(Exercise details)
Retype every line from the top of the entries down to the one with "TEXT = '#303030'", both included, and skip the pictures.

(Source code of charts)
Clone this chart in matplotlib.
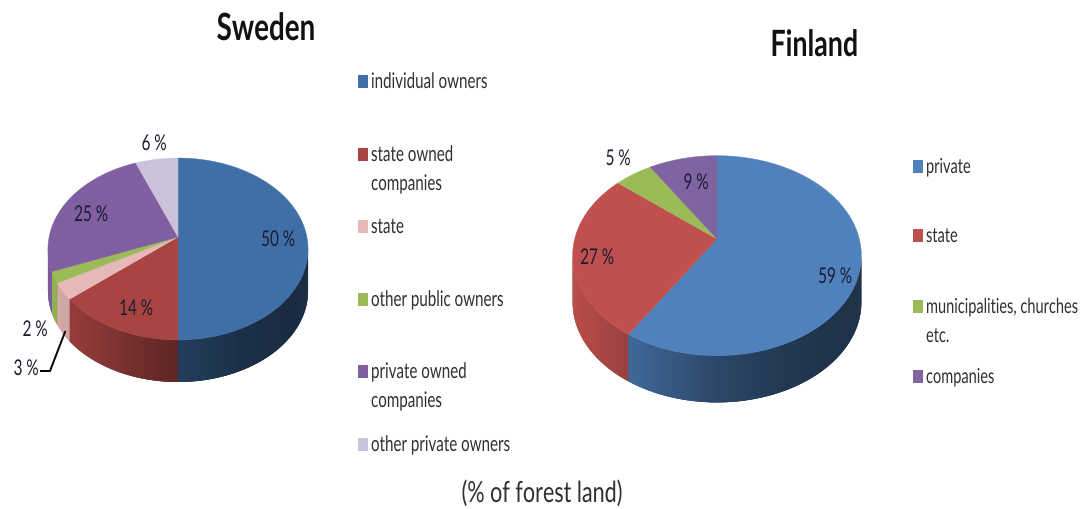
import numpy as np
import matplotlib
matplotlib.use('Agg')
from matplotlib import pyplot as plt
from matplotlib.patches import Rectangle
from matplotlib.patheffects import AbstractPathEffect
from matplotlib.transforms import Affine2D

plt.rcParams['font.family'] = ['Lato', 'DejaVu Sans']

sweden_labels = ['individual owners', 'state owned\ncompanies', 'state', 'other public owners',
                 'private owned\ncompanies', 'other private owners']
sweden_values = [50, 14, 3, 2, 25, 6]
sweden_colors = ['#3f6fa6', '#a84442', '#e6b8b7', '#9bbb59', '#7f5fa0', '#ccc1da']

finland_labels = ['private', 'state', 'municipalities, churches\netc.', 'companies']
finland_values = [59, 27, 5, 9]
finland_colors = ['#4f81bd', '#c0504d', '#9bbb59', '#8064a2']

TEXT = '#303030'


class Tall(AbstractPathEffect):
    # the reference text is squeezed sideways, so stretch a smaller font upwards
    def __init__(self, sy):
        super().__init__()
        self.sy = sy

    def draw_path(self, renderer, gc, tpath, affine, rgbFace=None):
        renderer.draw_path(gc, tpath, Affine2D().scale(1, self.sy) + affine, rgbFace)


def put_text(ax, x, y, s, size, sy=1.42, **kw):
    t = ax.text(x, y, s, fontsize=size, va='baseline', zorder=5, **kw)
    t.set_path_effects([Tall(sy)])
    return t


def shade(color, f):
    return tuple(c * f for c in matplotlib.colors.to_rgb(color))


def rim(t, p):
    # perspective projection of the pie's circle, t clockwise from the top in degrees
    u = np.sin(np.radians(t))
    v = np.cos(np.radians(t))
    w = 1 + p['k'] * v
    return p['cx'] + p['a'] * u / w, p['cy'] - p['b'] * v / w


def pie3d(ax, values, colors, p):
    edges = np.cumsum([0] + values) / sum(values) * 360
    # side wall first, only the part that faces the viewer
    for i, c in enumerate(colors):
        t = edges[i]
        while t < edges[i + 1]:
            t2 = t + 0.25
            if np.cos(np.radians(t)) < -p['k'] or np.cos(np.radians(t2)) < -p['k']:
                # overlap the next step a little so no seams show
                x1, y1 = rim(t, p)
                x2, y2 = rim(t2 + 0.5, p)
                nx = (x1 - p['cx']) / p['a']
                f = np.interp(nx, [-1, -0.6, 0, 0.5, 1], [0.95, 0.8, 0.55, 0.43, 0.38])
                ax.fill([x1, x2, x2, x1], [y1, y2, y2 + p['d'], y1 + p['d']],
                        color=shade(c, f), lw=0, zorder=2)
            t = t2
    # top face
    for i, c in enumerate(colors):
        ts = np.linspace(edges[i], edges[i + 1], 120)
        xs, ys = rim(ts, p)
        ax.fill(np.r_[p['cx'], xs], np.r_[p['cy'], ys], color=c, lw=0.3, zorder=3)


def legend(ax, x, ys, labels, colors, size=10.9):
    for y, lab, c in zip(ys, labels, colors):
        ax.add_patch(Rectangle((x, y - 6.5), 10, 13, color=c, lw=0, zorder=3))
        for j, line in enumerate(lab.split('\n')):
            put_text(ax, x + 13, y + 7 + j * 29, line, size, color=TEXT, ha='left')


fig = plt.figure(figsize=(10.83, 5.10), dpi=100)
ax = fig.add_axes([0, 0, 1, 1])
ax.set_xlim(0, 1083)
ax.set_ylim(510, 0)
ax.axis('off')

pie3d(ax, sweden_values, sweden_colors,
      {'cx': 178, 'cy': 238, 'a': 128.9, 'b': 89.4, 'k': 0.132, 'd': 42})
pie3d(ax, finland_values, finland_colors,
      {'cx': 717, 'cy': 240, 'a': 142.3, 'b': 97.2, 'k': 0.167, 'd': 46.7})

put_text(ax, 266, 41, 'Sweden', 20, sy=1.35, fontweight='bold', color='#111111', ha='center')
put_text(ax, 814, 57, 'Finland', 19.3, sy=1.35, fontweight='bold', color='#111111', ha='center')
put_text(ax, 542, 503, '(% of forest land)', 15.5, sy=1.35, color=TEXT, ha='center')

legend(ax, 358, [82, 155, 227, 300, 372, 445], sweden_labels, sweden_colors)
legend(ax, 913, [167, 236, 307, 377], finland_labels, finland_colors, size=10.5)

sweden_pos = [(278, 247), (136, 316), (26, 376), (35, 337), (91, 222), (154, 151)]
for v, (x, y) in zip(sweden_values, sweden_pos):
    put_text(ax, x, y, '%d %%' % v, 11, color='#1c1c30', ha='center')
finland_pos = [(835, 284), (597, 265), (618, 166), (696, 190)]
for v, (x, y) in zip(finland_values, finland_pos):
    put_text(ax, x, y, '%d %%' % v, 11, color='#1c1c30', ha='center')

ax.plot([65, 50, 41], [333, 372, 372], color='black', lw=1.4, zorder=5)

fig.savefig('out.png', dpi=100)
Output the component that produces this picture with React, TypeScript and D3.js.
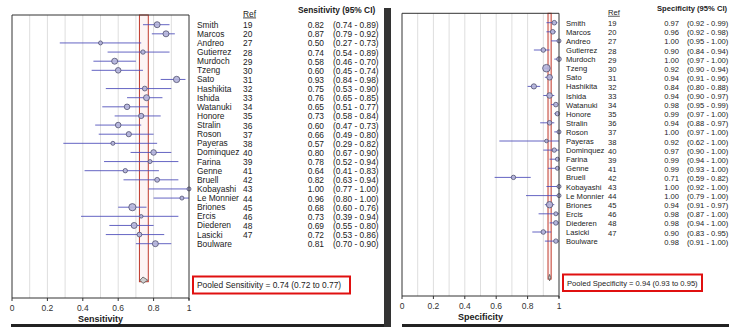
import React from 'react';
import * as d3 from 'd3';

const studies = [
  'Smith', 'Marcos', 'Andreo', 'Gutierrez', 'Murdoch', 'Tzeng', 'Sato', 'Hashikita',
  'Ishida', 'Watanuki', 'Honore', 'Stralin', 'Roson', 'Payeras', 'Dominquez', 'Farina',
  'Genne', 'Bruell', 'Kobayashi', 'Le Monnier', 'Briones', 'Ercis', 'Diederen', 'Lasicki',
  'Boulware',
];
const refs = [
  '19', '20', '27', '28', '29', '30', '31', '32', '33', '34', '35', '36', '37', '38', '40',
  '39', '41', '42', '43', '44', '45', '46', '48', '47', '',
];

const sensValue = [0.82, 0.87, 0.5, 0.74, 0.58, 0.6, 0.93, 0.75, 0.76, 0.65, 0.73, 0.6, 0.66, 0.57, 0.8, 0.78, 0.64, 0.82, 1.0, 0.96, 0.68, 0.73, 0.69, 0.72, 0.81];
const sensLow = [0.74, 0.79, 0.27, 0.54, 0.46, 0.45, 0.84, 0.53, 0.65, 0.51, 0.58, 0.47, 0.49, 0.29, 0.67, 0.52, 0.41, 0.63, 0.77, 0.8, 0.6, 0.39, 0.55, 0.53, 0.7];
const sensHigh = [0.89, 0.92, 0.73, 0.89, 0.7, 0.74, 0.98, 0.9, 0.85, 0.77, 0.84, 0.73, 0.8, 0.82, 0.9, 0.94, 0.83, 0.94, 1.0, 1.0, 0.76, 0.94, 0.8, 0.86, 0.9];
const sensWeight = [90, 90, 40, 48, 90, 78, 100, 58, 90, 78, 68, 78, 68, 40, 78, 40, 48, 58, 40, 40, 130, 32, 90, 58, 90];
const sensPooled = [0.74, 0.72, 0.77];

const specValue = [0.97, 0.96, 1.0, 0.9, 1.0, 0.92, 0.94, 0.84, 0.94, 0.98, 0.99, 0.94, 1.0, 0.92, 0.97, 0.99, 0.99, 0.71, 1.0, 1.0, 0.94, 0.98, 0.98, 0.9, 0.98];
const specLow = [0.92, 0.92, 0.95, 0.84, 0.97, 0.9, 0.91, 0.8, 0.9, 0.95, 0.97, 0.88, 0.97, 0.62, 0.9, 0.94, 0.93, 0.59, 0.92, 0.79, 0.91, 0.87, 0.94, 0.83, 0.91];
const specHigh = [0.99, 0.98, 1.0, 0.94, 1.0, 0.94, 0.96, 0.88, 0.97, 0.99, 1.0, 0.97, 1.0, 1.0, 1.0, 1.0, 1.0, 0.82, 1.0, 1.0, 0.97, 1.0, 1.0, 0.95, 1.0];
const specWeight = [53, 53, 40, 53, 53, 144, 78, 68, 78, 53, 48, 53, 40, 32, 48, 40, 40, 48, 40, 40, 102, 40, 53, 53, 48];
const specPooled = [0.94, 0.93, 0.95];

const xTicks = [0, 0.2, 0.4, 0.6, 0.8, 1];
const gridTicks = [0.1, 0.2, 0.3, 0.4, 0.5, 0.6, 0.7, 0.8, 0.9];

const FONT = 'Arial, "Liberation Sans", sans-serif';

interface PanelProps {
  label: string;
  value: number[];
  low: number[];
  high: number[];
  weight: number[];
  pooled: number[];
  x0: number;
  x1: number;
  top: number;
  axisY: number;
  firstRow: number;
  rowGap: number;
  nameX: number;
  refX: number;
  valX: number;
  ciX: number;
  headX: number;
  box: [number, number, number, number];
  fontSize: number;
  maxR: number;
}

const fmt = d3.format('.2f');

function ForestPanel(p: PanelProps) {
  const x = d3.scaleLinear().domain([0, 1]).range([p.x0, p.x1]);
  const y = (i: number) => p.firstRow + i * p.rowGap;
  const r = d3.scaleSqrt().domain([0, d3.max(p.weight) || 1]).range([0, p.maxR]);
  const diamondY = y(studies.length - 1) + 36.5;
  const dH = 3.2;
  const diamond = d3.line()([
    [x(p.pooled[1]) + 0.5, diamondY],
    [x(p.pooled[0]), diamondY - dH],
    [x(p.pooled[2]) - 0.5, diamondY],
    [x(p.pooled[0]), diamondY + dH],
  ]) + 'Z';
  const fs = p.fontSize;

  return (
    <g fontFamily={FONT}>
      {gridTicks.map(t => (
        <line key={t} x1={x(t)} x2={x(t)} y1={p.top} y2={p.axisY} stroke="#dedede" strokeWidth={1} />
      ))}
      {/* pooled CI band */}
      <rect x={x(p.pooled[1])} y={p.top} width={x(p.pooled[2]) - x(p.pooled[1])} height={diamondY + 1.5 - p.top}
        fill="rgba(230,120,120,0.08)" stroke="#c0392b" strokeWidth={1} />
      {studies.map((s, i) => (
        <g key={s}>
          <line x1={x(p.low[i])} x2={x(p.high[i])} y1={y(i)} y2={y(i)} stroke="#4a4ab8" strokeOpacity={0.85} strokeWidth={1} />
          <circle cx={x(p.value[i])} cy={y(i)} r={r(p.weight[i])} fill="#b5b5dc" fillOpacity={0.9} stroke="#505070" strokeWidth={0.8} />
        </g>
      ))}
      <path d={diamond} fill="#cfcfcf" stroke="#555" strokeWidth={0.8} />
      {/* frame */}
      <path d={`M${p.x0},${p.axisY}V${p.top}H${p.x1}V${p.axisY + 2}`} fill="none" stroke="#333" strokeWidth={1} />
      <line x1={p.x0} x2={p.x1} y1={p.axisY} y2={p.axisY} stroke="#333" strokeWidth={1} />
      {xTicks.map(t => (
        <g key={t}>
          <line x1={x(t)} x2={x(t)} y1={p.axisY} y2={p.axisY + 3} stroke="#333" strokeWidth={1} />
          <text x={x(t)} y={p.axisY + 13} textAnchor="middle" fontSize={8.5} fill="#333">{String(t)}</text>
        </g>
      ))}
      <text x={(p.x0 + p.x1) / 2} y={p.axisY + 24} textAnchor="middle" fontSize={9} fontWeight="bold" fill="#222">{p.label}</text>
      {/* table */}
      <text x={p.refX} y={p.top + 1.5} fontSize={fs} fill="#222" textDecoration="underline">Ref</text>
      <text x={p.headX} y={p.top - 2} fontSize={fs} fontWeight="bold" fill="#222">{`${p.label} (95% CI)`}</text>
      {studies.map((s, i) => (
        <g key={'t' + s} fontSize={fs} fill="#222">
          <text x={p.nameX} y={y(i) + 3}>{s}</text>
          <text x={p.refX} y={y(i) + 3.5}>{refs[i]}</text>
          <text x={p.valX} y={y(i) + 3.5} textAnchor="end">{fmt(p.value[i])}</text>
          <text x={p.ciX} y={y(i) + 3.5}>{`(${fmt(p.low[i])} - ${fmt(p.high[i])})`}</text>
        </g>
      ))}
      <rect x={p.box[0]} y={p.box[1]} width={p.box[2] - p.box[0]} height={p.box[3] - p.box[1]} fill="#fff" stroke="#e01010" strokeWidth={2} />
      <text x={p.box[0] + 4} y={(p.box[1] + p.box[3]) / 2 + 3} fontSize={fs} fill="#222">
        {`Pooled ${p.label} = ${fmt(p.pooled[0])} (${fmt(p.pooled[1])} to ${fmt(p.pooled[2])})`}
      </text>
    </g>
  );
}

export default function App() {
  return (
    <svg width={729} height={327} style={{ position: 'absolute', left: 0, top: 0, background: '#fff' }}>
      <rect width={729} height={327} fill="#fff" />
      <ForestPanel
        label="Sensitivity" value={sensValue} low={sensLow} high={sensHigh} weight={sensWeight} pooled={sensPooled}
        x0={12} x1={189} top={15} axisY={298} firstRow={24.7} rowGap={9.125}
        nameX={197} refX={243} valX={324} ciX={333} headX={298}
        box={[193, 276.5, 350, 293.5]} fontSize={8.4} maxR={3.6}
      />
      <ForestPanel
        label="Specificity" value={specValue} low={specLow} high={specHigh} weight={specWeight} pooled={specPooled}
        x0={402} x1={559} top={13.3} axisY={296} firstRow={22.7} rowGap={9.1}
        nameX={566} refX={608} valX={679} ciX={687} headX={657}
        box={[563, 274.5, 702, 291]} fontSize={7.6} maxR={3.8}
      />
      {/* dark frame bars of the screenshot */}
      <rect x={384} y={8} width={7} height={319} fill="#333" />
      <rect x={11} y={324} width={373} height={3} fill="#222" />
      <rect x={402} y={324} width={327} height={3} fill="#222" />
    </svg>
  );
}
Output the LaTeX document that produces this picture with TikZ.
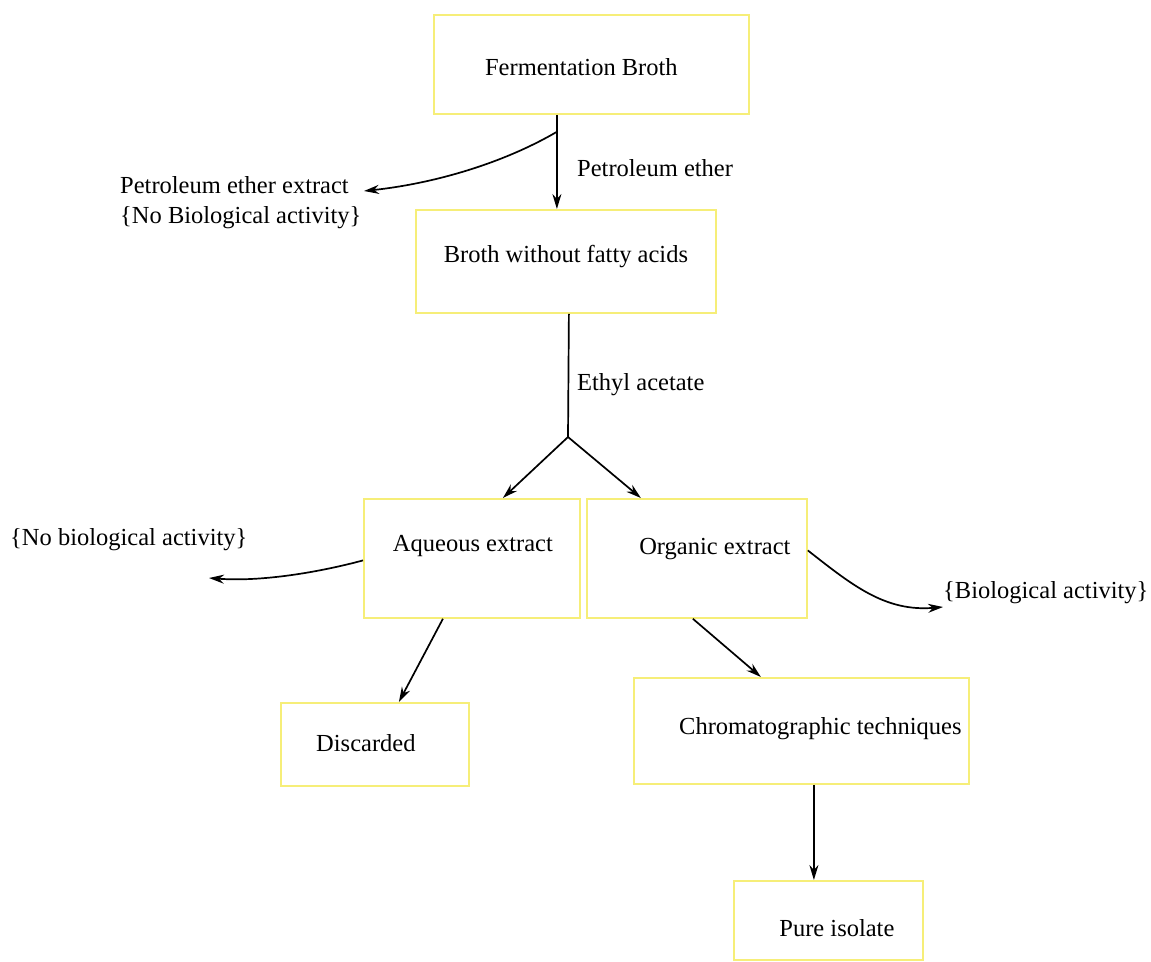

(Task output)
Clone this chart in matplotlib.
import numpy as np
import matplotlib
matplotlib.use('Agg')
from matplotlib import pyplot as plt
from matplotlib.patches import Rectangle
from matplotlib.patheffects import AbstractPathEffect
from matplotlib.transforms import Affine2D

plt.rcParams['font.family'] = ['Lato', 'DejaVu Sans']

sweden_labels = ['individual owners', 'state owned\ncompanies', 'state', 'other public owners',
                 'private owned\ncompanies', 'other private owners']
sweden_values = [50, 14, 3, 2, 25, 6]
sweden_colors = ['#3f6fa6', '#a84442', '#e6b8b7', '#9bbb59', '#7f5fa0', '#ccc1da']

finland_labels = ['private', 'state', 'municipalities, churches\netc.', 'companies']
finland_values = [59, 27, 5, 9]
finland_colors = ['#4f81bd', '#c0504d', '#9bbb59', '#8064a2']

TEXT = '#303030'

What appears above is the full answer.